Mas essa “guerra às drogas”, pelo que estamos vendo nas últimas semanas, além de estúpida é também seletiva. Estamos em guerra contra os muito Lucianos que existem por aí, e no máximo, entramos em guerra contra o ”Zezão”, o “Pezão” ou o “Cachorrão”; “os “traficantes” dos bairros ou de comunidades pobres. Metaforizando, a guerra às drogas se limita a eliminar civis e soldados rasos que, sabemos, não produzem armas e nem munição, recebem isso de outrem. E se o tráfico de verdade é internacional, metaforizando de novo, ele só acontece com a participação das grandes corporações, com a complacência e intervenção de membros de alta patente: generais e coronéis. Então eu me pergunto: se vamos continuar com essa guerra estúpida, porque pelo menos não fazemos isso de forma mais inteligente intervindo com os generais, coronéis e grandes corporações, ou seja, com os que fornecem a arma e a munição?
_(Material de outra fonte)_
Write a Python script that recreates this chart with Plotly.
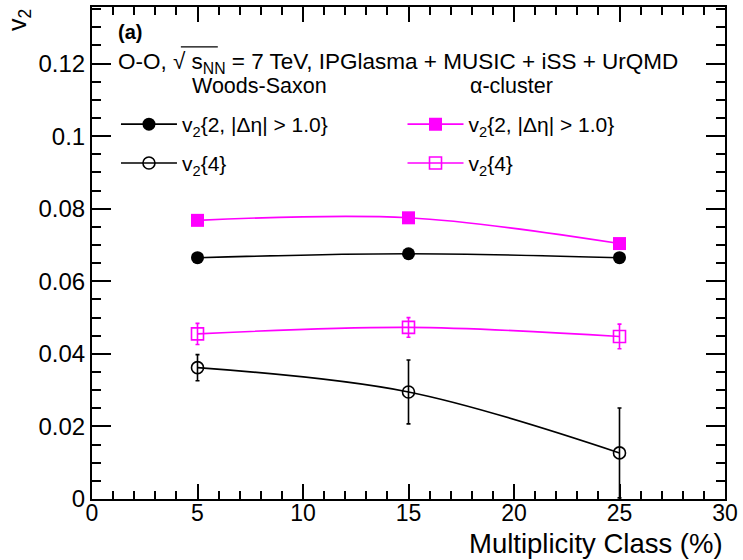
import plotly.graph_objects as go

# Multiplicity classes (%)
mult_class = [5, 15, 25]

# Woods-Saxon
ws_v22 = [0.0665, 0.0676, 0.0665]
ws_v24 = [0.0362, 0.0295, 0.0127]
ws_v24_err = [0.0036, 0.0088, 0.0124]

# alpha-cluster
ac_v22 = [0.0768, 0.0775, 0.0704]
ac_v24 = [0.0455, 0.0473, 0.0448]
ac_v24_err = [0.0029, 0.0027, 0.0034]

x_ticks = [0, 5, 10, 15, 20, 25, 30]
y_ticks = [0, 0.02, 0.04, 0.06, 0.08, 0.1, 0.12]
y_tick_text = ["0", "0.02", "0.04", "0.06", "0.08", "0.1", "0.12"]

MAGENTA = "#ff00ff"
FONT = "Liberation Sans, Arial, Helvetica, sans-serif"

W, H = 743, 560
ML, MR, MT, MB = 92, 17, 5, 61
PW, PH = W - ML - MR, H - MT - MB


def px(xpix):
    return (xpix - ML) / PW


def py(ypix):
    return (H - MB - ypix) / PH


fig = go.Figure()

fig.add_trace(go.Scatter(
    x=mult_class, y=ws_v22, mode="lines+markers",
    line=dict(color="black", width=1.6, shape="spline"),
    marker=dict(symbol="circle", size=13, color="black"),
    name="v<sub>2</sub>{2, |Δη| > 1.0}", legend="legend2",
))
fig.add_trace(go.Scatter(
    x=mult_class, y=ws_v24, mode="lines+markers",
    line=dict(color="black", width=1.6, shape="spline"),
    marker=dict(symbol="circle-open", size=12, color="black", line=dict(width=1.6)),
    error_y=dict(type="data", array=ws_v24_err, color="black", thickness=1.6, width=2),
    name="v<sub>2</sub>{4}", legend="legend3",
))
fig.add_trace(go.Scatter(
    x=mult_class, y=ac_v22, mode="lines+markers",
    line=dict(color=MAGENTA, width=1.6, shape="spline"),
    marker=dict(symbol="square", size=13, color=MAGENTA),
    name="v<sub>2</sub>{2, |Δη| > 1.0}", legend="legend4",
))
fig.add_trace(go.Scatter(
    x=mult_class, y=ac_v24, mode="lines+markers",
    line=dict(color=MAGENTA, width=1.6, shape="spline"),
    marker=dict(symbol="square-open", size=12, color=MAGENTA, line=dict(width=1.6)),
    error_y=dict(type="data", array=ac_v24_err, color=MAGENTA, thickness=1.6, width=2),
    name="v<sub>2</sub>{4}", legend="legend5",
))

leg_common = dict(bgcolor="rgba(0,0,0,0)", borderwidth=0, xanchor="left",
                  yanchor="middle", font=dict(family=FONT, size=21, color="black"),
                  itemwidth=56)

fig.update_layout(
    width=W, height=H,
    margin=dict(l=ML, r=MR, t=MT, b=MB),
    paper_bgcolor="white", plot_bgcolor="white",
    font=dict(family=FONT, color="black"),
    showlegend=True,
    legend2=dict(x=px(116), y=py(123), **leg_common),
    legend3=dict(x=px(116), y=py(162), **leg_common),
    legend4=dict(x=px(403), y=py(123), **leg_common),
    legend5=dict(x=px(403), y=py(162), **leg_common),
    xaxis=dict(
        range=[0, 30], tickvals=x_ticks, ticks="inside", ticklen=15,
        tickwidth=1.5, tickcolor="black", showline=True, linecolor="black",
        linewidth=2, mirror="allticks", showgrid=False, zeroline=False,
        tickfont=dict(family=FONT, size=23, color="black"),
        ticklabelstandoff=-8,
        minor=dict(ticks="inside", dtick=1, ticklen=8, tickwidth=1.5,
                   tickcolor="black", showgrid=False),
    ),
    yaxis=dict(
        range=[0, 0.1356], tickvals=y_ticks, ticktext=y_tick_text,
        ticks="inside", ticklen=19, tickwidth=1.5, tickcolor="black",
        showline=True, linecolor="black", linewidth=2, mirror="allticks",
        showgrid=False, zeroline=False,
        tickfont=dict(family=FONT, size=24, color="black"),
        minor=dict(ticks="inside", dtick=0.005, ticklen=9, tickwidth=1.5,
                   tickcolor="black", showgrid=False),
    ),
)

hdr_font = dict(family=FONT, size=22.5, color="black")
lbl_font = dict(family=FONT, size=21.5, color="black")
fig.add_annotation(text="<b>(a)</b>", x=px(116), y=py(30), xref="paper", yref="paper",
                   xanchor="left", yanchor="middle", showarrow=False,
                   font=dict(family=FONT, size=20, color="black"))
fig.add_annotation(
    text="O-O, √ s<sub>NN</sub> = 7 TeV, IPGlasma + MUSIC + iSS + UrQMD",
    x=px(116), y=py(61), xref="paper", yref="paper", xanchor="left",
    yanchor="middle", showarrow=False, font=hdr_font)
# radical overline across s_NN
fig.add_shape(type="line", xref="paper", yref="paper",
              x0=px(181), x1=px(218), y0=py(45), y1=py(45),
              line=dict(color="black", width=1.2))
fig.add_annotation(text="Woods-Saxon", x=px(190), y=py(84), xref="paper", yref="paper",
                   xanchor="left", yanchor="middle", showarrow=False, font=lbl_font)
fig.add_annotation(text="α-cluster", x=px(469), y=py(84), xref="paper", yref="paper",
                   xanchor="left", yanchor="middle", showarrow=False, font=lbl_font)

# axis titles
fig.add_annotation(text="v<sub>2</sub>", x=px(19), y=py(18), xref="paper", yref="paper",
                   xanchor="center", yanchor="middle", textangle=-90, showarrow=False,
                   font=dict(family=FONT, size=25, color="black"))
fig.add_annotation(text="Multiplicity Class (%)", x=1.0, y=py(544), xref="paper",
                   yref="paper", xanchor="right", yanchor="middle", showarrow=False,
                   font=dict(family=FONT, size=27.5, color="black"))

fig.write_html("out.html")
Encontrar com Luciano passou a ser uma rotina nesses últimos 4 anos, tanto que passei a esperar por isso em determinados horários e locais e a sentir falta quando não o via. E já aconteceu como agora, de Luciano sumir por vários meses. A primeira vez que ele sumiu, imaginei que tivesse morto ou preso. Quando o vi de novo, depois de vários meses, perguntei por onde ele andava e ele me respondeu ironicamente: - Estava viajando, de férias. Depois riu da minha cara desconcertada e admitiu que estava “cumprindo cadeia”. Luciano anda sumido nos últimos meses, como não soube de sua morte, imagino que esteja preso novamente e muito provavelmente pelo mesmo motivo anterior: “tráfico de drogas”.
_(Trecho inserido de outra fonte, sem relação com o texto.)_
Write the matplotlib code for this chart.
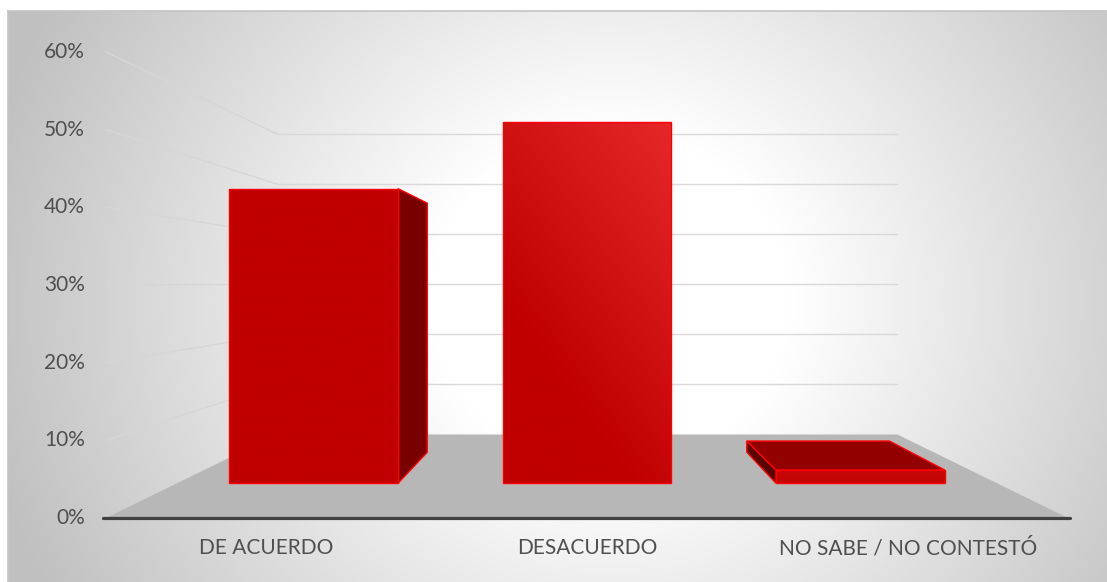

Nos últimos dias soubemos da interceptação de um helicóptero com carregamento de 450 kg pasta base de cocaína. Nesse caso, nenhuma corporação foi acusada, nenhum general ou nenhum coronel foi preso ou interrogado de verdade. Quem está preso é apenas o piloto do avião, outro soldado raso. Luciano, possivelmente está preso outra vez e seu crime deve ter sido carregar algumas gramas de cocaína, algumas pedras de crack ou alguns cigarros de "baseado". Ou seja, algo em quantidade suficiente para fazê-lo perder a condição de usuário (nesse caso não seria preso), mas nada que pudesse ser comparado a um helicóptero com 450kg de matéria prima capaz de fabricar 1 tonelada e meia de cocaína refinada. Temo que o destino do meu amigo seja uma sequencia de prisões, até que morra em combate, vítima dessa guerra que ele não criou e nem alimenta, mas que precisa dele como “bode expiatório”, como “boi de piranha”. Ao contrário do helicóptero abarrotado de munição para o tráfico que apareceu timidamente nos noticiários, é Luciano quem vai aparecer com notoriedade na capa jornal e no noticiário da TV, para ficarmos aliviados e dormirmos mais tranquilos quando anunciarem que ele foi preso ou morto em alguma esquina. Nessa hora seu apelido, “Neguinho”, ficará muito bem nas letras garrafais da manchete ou na voz incisiva do âncora do telejornal. ”Zezão”, “Pezão” e “Cachorrão” também são garantia de audiência.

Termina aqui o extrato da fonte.